↓
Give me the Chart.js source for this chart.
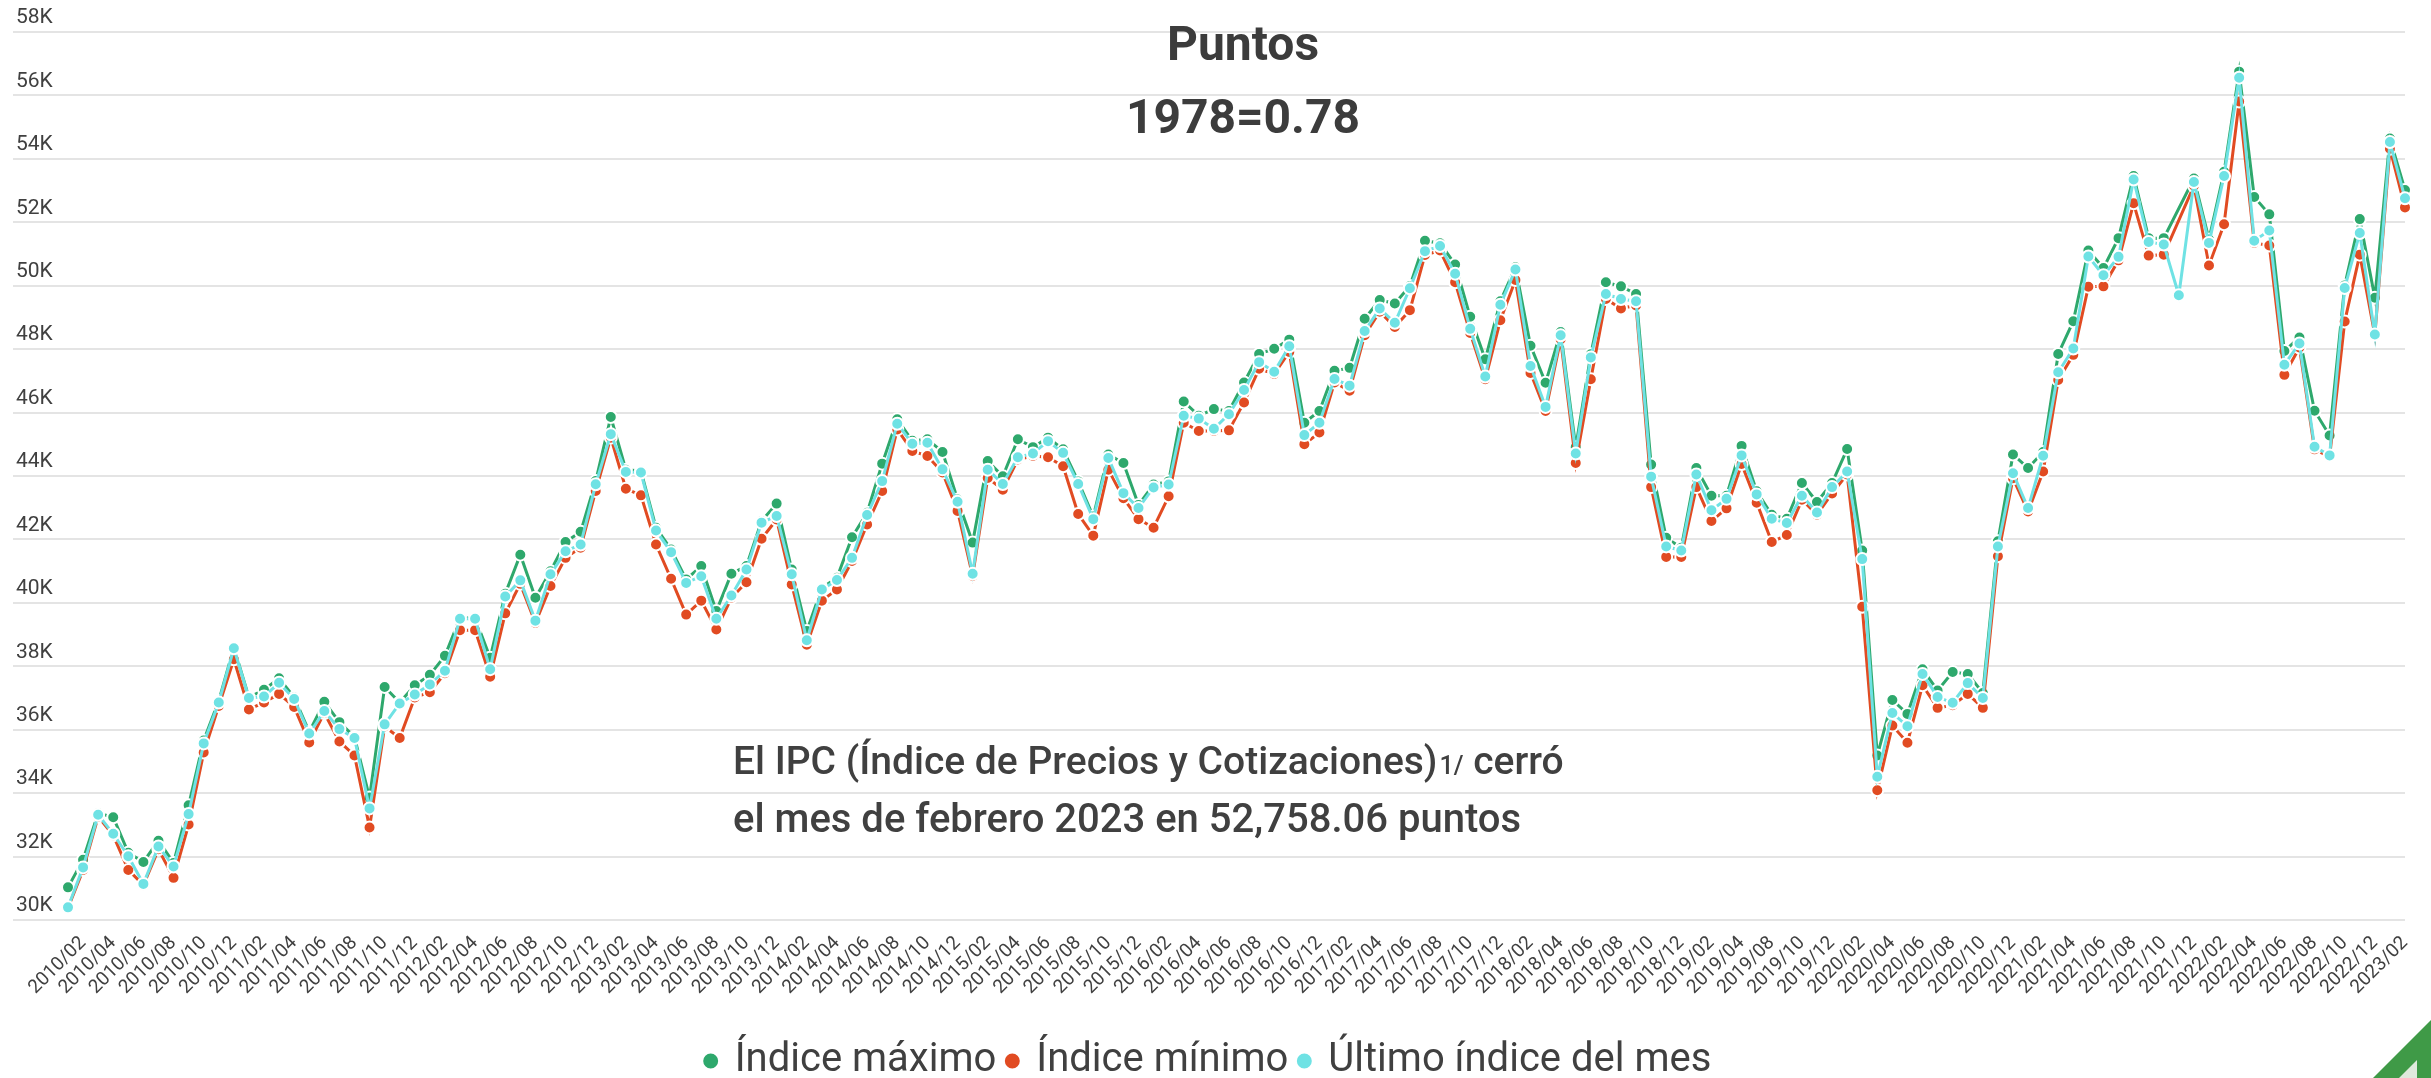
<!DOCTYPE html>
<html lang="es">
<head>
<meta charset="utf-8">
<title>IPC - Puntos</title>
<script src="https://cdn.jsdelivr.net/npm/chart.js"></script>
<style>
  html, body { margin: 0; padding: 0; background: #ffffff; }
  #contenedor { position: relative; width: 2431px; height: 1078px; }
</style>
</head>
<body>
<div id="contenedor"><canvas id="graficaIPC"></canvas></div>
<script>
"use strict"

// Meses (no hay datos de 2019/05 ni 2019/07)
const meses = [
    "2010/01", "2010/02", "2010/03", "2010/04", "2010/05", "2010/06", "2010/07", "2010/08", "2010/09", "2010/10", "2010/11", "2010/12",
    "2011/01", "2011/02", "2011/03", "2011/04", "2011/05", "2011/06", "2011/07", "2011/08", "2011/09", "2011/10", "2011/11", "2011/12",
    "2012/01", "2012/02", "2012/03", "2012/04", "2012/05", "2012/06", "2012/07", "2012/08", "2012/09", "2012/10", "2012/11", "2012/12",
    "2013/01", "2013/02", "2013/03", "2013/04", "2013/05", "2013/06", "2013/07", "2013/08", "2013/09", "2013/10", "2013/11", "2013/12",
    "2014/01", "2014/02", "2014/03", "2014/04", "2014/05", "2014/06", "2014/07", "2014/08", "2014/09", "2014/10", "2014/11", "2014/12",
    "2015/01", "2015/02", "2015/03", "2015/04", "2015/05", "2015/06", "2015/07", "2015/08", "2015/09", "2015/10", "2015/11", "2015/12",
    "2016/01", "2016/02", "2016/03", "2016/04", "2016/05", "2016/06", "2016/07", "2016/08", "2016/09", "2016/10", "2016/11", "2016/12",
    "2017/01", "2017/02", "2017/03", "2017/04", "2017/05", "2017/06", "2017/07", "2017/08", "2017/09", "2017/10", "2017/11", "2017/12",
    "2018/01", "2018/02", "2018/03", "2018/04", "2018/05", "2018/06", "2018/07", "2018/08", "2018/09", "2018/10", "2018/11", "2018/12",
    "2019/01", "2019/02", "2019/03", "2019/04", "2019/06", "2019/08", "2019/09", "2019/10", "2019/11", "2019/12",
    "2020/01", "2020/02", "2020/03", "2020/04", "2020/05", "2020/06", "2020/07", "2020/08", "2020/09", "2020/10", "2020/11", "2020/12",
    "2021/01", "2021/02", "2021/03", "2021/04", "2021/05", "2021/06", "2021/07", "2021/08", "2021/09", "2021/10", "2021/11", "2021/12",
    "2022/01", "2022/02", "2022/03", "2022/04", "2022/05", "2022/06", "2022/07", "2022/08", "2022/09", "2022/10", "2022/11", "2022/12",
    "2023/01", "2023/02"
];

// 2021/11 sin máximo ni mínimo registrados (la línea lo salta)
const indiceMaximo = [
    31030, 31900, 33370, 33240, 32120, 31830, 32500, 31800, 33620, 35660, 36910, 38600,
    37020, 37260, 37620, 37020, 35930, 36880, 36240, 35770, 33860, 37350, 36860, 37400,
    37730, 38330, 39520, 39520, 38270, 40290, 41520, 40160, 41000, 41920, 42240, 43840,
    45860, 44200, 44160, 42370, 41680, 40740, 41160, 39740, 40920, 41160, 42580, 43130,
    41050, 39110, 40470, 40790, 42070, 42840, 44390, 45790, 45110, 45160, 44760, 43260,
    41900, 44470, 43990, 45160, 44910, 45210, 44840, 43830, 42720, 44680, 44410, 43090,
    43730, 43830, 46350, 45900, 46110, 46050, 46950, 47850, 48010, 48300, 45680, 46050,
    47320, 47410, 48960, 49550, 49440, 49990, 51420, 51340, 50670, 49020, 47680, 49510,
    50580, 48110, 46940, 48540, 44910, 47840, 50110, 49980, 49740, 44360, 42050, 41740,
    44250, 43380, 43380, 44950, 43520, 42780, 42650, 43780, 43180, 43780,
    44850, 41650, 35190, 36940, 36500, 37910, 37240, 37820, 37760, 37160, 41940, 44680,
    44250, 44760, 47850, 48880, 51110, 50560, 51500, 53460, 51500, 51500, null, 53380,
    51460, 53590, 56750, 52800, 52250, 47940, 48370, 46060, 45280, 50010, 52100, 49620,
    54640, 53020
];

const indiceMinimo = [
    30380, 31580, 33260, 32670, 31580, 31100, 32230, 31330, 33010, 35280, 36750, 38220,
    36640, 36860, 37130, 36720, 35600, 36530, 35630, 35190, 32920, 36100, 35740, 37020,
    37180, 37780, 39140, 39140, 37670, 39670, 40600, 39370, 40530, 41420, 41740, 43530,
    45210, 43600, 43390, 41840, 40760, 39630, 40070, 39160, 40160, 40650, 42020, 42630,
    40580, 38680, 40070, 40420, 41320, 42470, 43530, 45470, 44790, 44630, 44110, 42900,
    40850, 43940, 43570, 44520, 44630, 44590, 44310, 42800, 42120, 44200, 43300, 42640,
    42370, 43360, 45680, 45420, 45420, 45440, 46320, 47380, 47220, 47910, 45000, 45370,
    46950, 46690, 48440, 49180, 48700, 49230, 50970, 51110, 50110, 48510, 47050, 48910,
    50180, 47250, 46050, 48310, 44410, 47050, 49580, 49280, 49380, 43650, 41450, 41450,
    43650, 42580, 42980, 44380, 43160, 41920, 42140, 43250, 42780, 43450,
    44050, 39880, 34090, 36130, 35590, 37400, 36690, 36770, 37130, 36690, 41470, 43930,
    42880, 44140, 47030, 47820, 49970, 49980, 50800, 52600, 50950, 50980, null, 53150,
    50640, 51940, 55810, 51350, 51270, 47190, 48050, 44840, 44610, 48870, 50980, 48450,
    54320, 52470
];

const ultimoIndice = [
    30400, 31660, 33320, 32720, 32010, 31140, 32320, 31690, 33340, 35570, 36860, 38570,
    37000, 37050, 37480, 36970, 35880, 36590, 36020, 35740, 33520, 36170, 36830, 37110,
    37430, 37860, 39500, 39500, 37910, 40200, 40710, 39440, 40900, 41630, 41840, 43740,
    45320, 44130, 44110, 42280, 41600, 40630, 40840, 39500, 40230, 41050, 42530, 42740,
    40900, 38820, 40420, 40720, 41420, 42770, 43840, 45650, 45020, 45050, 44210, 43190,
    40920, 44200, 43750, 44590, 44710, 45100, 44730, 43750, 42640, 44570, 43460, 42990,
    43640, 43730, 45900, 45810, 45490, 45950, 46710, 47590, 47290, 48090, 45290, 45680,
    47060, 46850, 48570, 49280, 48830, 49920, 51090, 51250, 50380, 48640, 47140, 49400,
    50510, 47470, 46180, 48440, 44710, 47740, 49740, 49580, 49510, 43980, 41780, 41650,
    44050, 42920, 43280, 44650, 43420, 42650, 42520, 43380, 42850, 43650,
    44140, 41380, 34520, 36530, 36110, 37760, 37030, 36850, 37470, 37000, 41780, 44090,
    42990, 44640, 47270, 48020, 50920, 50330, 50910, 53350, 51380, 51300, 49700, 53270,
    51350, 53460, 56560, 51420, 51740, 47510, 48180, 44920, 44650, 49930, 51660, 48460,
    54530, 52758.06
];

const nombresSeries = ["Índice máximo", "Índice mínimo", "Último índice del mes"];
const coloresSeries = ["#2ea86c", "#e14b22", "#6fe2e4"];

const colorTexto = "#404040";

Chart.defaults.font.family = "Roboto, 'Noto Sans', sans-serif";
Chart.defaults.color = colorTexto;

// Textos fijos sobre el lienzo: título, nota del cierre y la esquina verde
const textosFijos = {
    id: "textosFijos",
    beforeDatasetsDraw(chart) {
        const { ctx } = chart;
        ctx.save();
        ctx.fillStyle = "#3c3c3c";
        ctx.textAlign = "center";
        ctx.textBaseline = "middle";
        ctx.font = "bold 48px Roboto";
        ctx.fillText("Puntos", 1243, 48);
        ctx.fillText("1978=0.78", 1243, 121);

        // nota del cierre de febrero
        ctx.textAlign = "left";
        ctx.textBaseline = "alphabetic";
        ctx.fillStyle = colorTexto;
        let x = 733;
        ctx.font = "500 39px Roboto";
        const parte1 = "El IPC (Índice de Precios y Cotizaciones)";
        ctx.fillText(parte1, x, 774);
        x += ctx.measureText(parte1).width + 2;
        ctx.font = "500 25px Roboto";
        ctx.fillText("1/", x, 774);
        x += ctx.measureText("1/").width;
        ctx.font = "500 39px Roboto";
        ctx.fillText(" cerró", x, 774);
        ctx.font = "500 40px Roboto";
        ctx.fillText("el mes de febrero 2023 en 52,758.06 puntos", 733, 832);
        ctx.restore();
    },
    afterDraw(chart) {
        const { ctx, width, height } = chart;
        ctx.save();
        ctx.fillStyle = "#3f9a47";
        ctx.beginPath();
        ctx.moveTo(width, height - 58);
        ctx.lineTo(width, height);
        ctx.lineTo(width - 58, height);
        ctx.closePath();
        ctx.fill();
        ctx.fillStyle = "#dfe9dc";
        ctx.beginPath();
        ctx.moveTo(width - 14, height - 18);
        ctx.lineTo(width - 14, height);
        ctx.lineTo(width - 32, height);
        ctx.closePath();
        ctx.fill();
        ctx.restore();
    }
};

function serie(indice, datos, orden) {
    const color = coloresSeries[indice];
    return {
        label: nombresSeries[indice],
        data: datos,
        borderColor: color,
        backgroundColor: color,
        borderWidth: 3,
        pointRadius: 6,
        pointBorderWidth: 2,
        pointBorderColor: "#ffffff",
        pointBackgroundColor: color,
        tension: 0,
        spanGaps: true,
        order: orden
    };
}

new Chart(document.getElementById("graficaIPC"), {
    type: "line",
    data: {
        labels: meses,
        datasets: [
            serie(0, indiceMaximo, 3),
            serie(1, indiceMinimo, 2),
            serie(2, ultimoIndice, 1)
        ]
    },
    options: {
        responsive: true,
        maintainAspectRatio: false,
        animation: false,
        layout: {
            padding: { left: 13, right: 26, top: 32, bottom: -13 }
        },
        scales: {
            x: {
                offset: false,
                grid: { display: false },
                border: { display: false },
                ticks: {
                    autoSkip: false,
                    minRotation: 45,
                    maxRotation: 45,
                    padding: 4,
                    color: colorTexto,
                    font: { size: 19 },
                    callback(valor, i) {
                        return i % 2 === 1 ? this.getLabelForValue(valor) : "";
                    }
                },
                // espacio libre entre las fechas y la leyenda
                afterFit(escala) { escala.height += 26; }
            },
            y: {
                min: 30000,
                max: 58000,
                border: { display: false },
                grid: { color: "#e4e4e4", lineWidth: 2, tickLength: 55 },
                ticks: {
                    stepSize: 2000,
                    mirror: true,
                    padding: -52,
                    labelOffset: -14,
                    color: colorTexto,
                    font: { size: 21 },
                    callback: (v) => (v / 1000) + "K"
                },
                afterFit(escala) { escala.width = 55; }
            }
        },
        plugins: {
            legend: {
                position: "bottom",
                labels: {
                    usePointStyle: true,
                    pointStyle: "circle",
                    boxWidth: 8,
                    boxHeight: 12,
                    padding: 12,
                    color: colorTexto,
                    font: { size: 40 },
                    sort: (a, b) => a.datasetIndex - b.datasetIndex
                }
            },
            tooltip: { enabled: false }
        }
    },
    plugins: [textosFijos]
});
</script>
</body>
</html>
↑
AIM: Copy in full each line that holds the word "this".

RESULT:
Give me the Chart.js source for this chart.
                        return i % 2 === 1 ? this.getLabelForValue(valor) : "";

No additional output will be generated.